TWO destructive teens are preparing to raise the roof, the walls and the doors as they start the countdown to the demolition of their secondary school.
Students James Binns, 13, and Mollie Bainbridge, 12, have been placed in charge of flattening the former St Michael’s Catholic Academy, Billingham, after winning a competition to demolish the school.
The out-dated three-storey building that has stood on Beamish Road, Billingham, for the past 50 years, has recently been replaced by a new multi-million pound state of the art academy, constructed in front of the original school.
St Michael’s vice principal Damien Kelly, who came up with the idea of giving students the opportunity to demolish the old building, said: “We invited all of our students to submit an application as to why they thought they should be given the once in a lifetime opportunity to demolish the school.
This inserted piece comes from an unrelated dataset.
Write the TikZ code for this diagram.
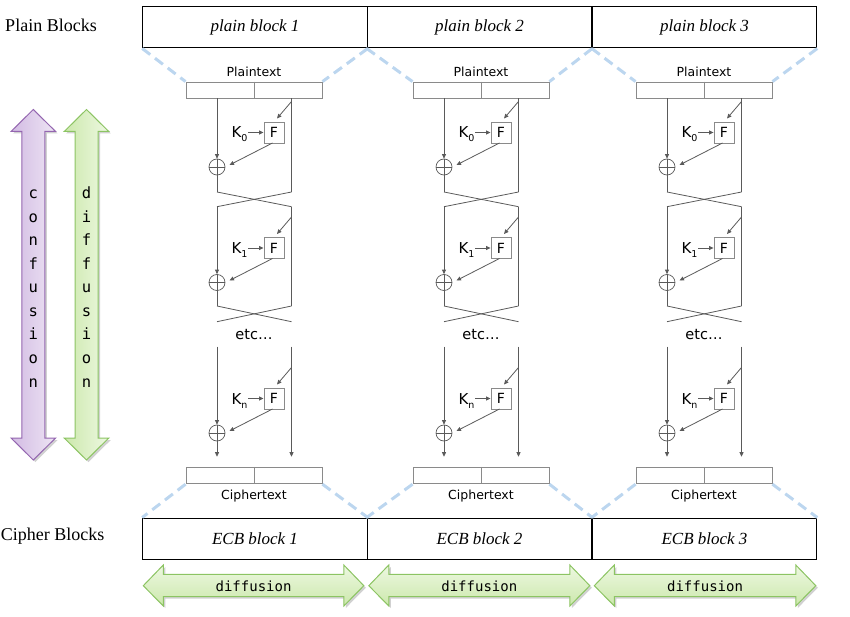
\documentclass[tikz,border=0pt]{standalone}
\usepackage{fontspec}
\setmainfont{Liberation Serif}
\setsansfont{DejaVu Sans}
\setmonofont{DejaVu Sans Mono}
\usetikzlibrary{arrows.meta,calc}
\definecolor{lineg}{HTML}{5A5A5A}
\definecolor{boxg}{HTML}{8A8A8A}
\definecolor{dashblue}{HTML}{BCD6EF}
\definecolor{purpA}{HTML}{D2BBE3}
\definecolor{purpB}{HTML}{EEE5F4}
\definecolor{purpD}{HTML}{9466B0}
\definecolor{grnA}{HTML}{CCE8AC}
\definecolor{grnB}{HTML}{EDF8E1}
\definecolor{grnD}{HTML}{8CC463}
\newcommand{\ksub}[1]{K\raisebox{-4pt}{\fontsize{9.5}{10}\selectfont #1}}
\tikzset{
  blockbox/.style={draw=black, line width=1pt, minimum width=224.5pt, minimum height=41pt, inner sep=0pt, font=\itshape\fontsize{17}{20}\selectfont},
  rowlbl/.style={font=\fontsize{18}{21}\selectfont, inner sep=0pt},
  txtbox/.style={draw=boxg, line width=0.9pt, minimum width=136pt, minimum height=16.5pt, inner sep=0pt},
  sanslbl/.style={font=\sffamily\fontsize{12.5}{14}\selectfont, inner sep=0pt},
  fbox/.style={draw=boxg, fill=white, line width=0.9pt, minimum width=20pt, minimum height=21pt, inner sep=0pt, font=\sffamily\fontsize{14}{16}\selectfont},
  klbl/.style={font=\sffamily\fontsize{15}{17}\selectfont, inner sep=0pt},
  xorc/.style={circle, draw=lineg, line width=0.7pt, minimum size=16pt, inner sep=0pt},
  wire/.style={draw=lineg, line width=0.8pt},
  arr/.style={wire, -{Triangle[length=4.5pt,width=4pt]}},
  dashl/.style={draw=dashblue, line width=3pt, dash pattern=on 10pt off 6pt},
  vletter/.style={font=\ttfamily\fontsize{15.5}{17}\selectfont, inner sep=0pt, anchor=base},
  hlbl/.style={font=\ttfamily\fontsize{14}{16}\selectfont, inner sep=0pt},
  shadowfill/.style={fill=black, opacity=0.18}
}
\begin{document}
\begin{tikzpicture}[x=1pt,y=-1pt]
\useasboundingbox (0,0) rectangle (850,617);

% row labels
\node[rowlbl] (plainlbl) at (51,25) {Plain Blocks};
\node[rowlbl] (cipherlbl) at (52.5,536) {Cipher Blocks};

% top and bottom block rows
\node[blockbox] (pb1) at (255,27.5) {plain block 1};
\node[blockbox] (pb2) at (479.5,27.5) {plain block 2};
\node[blockbox] (pb3) at (704.5,27.5) {plain block 3};
\node[blockbox] (cb1) at (255,538.5) {ECB block 1};
\node[blockbox] (cb2) at (479.5,538.5) {ECB block 2};
\node[blockbox] (cb3) at (704.5,538.5) {ECB block 3};

% vertical double arrows
\fill[shadowfill] (35.3,111.5) -- (57.6,133.5) -- (46.8,133.5) -- (46.8,440) -- (57.6,440) -- (35.3,462) -- (13,440) -- (23.8,440) -- (23.8,133.5) -- (13,133.5) -- cycle;
\path[draw=purpD, line width=1pt, left color=purpA, right color=purpB, line join=miter]
  (33.3,109.5) -- (55.6,131.5) -- (44.8,131.5) -- (44.8,438) -- (55.6,438) -- (33.3,460) -- (11,438) -- (21.8,438) -- (21.8,131.5) -- (11,131.5) -- cycle;
\fill[shadowfill] (88.5,111.5) -- (110.8,133.5) -- (100,133.5) -- (100,440) -- (110.8,440) -- (88.5,462) -- (66.2,440) -- (77,440) -- (77,133.5) -- (66.2,133.5) -- cycle;
\path[draw=grnD, line width=1pt, left color=grnA, right color=grnB, line join=miter]
  (86.5,109.5) -- (108.8,131.5) -- (98,131.5) -- (98,438) -- (108.8,438) -- (86.5,460) -- (64.2,438) -- (75,438) -- (75,131.5) -- (64.2,131.5) -- cycle;
\foreach \l [count=\i from 0] in {c,o,n,f,u,s,i,o,n}
  \node[vletter] (conf\i) at (33.3,{198.6+23.55*\i}) {\l};
\foreach \l [count=\i from 0] in {d,i,f,f,u,s,i,o,n}
  \node[vletter] (diff\i) at (86.5,{198.6+23.55*\i}) {\l};

% horizontal double arrows
\foreach \L/\R [count=\k] in {143.3/363.8, 368.8/589.8, 594.3/815.8}{
  \fill[shadowfill] ($(\L,587.7)+(2,0)$) -- (\L+22,567) -- (\L+22,576.3) -- (\R-18,576.3) -- (\R-18,567) -- (\R+2,587.7) -- (\R-18,608) -- (\R-18,598.7) -- (\L+22,598.7) -- (\L+22,608) -- cycle;
  \path[draw=grnD, line width=1pt, top color=grnB, bottom color=grnA, line join=miter]
    (\L,585.7) -- (\L+20,565) -- (\L+20,574.3) -- (\R-20,574.3) -- (\R-20,565) -- (\R,585.7) -- (\R-20,606) -- (\R-20,596.7) -- (\L+20,596.7) -- (\L+20,606) -- cycle;
  \node[hlbl] (hd\k) at ({(\L+\R)/2},586) {diffusion};
}

% Feistel networks
\foreach \b/\dx in {1/0,2/227,3/450}{
\begin{scope}[xshift=\dx]
  \node[txtbox] (pt\b) at (254,90.3) {};
  \draw[draw=boxg, line width=0.9pt] (pt\b.north) -- (pt\b.south);
  \node[sanslbl] (ptl\b) at (254,72) {Plaintext};
  \node[txtbox] (ct\b) at (254,475.5) {};
  \draw[draw=boxg, line width=0.9pt] (ct\b.north) -- (ct\b.south);
  \node[sanslbl] (ctl\b) at (254,496) {Ciphertext};
  \node[font=\sffamily\fontsize{14.5}{17}\selectfont, inner sep=0pt] (etc\b) at (254,335) {etc…};

  \foreach \s/\fy in {0/132.5,1/248,n/398.5}{
    \node[fbox] (F\s-\b) at (274,\fy) {F};
    \node[klbl, anchor=base] (K\s-\b) at (239.5,{\fy+5.5}) {\ksub{\s}};
    \node[xorc] (X\s-\b) at (217,{\fy+34.5}) {};
    \draw[wire, line width=0.7pt] (X\s-\b.north) -- (X\s-\b.south) (X\s-\b.west) -- (X\s-\b.east);
    \coordinate (ks\s-\b) at (248,\fy);
    \draw[arr] (ks\s-\b) -- (F\s-\b.west);
    \coordinate (ds\s-\b) at (291.5,{\fy-31});
    \coordinate (de\s-\b) at (277,{\fy-14});
    \draw[arr] (ds\s-\b) -- (de\s-\b);
    \coordinate (fs\s-\b) at (272.5,{\fy+10.5});
    \coordinate (fe\s-\b) at (229.5,{\fy+32.5});
    \draw[arr] (fs\s-\b) -- (fe\s-\b);
  }
  % stage 0 wires
  \coordinate (l0t-\b) at (217,98.3);
  \coordinate (r0t-\b) at (291.5,98.3);
  \coordinate (l0b-\b) at (217,192);
  \coordinate (r0b-\b) at (291.5,192);
  \coordinate (l1t-\b) at (217,206.7);
  \coordinate (r1t-\b) at (291.5,206.7);
  \draw[arr] (l0t-\b) -- (X0-\b.north);
  \draw[wire] (r0t-\b) -- (r0b-\b);
  \draw[wire] (X0-\b.south) -- (l0b-\b);
  \draw[wire] (l0b-\b) -- (r1t-\b);
  \draw[wire] (r0b-\b) -- (l1t-\b);
  % stage 1 wires
  \coordinate (l1b-\b) at (217,306);
  \coordinate (r1b-\b) at (291.5,306);
  \coordinate (l2t-\b) at (217,321.7);
  \coordinate (r2t-\b) at (291.5,321.7);
  \draw[arr] (l1t-\b) -- (X1-\b.north);
  \draw[wire] (r1t-\b) -- (r1b-\b);
  \draw[wire] (X1-\b.south) -- (l1b-\b);
  \draw[wire] (l1b-\b) -- (r2t-\b);
  \draw[wire] (r1b-\b) -- (l2t-\b);
  % stage n wires
  \coordinate (lnt-\b) at (217,346.7);
  \coordinate (rnt-\b) at (291.5,346.7);
  \coordinate (lnb-\b) at (217,456.7);
  \coordinate (rnb-\b) at (291.5,456.7);
  \draw[arr] (lnt-\b) -- (Xn-\b.north);
  \draw[arr] (rnt-\b) -- (rnb-\b);
  \draw[arr] (Xn-\b.south) -- (lnb-\b);
\end{scope}
}

% dashed blue guides
\draw[dashl] (pb1.south west) -- (pt1.north west);
\draw[dashl] (pb1.south east) -- (pt1.north east);
\draw[dashl] (pb2.south west) -- (pt2.north west);
\draw[dashl] (pb2.south east) -- (pt2.north east);
\draw[dashl] (pb3.south west) -- (pt3.north west);
\draw[dashl] (pb3.south east) -- (pt3.north east);
\draw[dashl] (ct1.south west) -- (cb1.north west);
\draw[dashl] (ct1.south east) -- (cb1.north east);
\draw[dashl] (ct2.south west) -- (cb2.north west);
\draw[dashl] (ct2.south east) -- (cb2.north east);
\draw[dashl] (ct3.south west) -- (cb3.north west);
\draw[dashl] (ct3.south east) -- (cb3.north east);
\end{tikzpicture}
\end{document}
“James and Mollie both wrote very articulate and moving letters which said even though the old building would be raised to the ground they would be taking their happy memories from the old school to the new building where the community spirit that is St Michael’s would continue to grow and flourish.
“I was incredibly impressed with their applications and they both thoroughly deserve this incredible opportunity.”
James and Mollie will instruct demolition crews from building firm Kier, who completed the construction of the new academy building in May, via a two-way radio linked to a giant high reach grabbing machine that will dismantle the building section at a time.
“This is the first time Kier have been involved in such an initiative idea, to enable the students to be involved in the demolition a building” said Mr Kelly.
“We have had to follow all health and safety regulations very carefully and we are hopeful that the whole school and invited parents and members of the local community will also be able to come along and watch.”
The scheduled demolition is due to take place on July 19.
The cleared ground will form new school car parking sites, recreational areas with landscaping designed by students, and access to the school’s memorial garden.
Mollie, 12, of Norton, said: “I think it is a really cool idea for the teachers to let the students flatten the school – it’s not something that happens everyday.
“My dad was a student at St Michael’s and he was a bit shocked when I told him I was going to knock his old school down – so he is coming along to watch.”
James, 13, of Wynyard, added: “I thought it would be a fun thing to do but I didn’t expect to win the competition and actually get to knock the school down.
“It’s going to be big event for the whole community and I’m really looking forward to it.”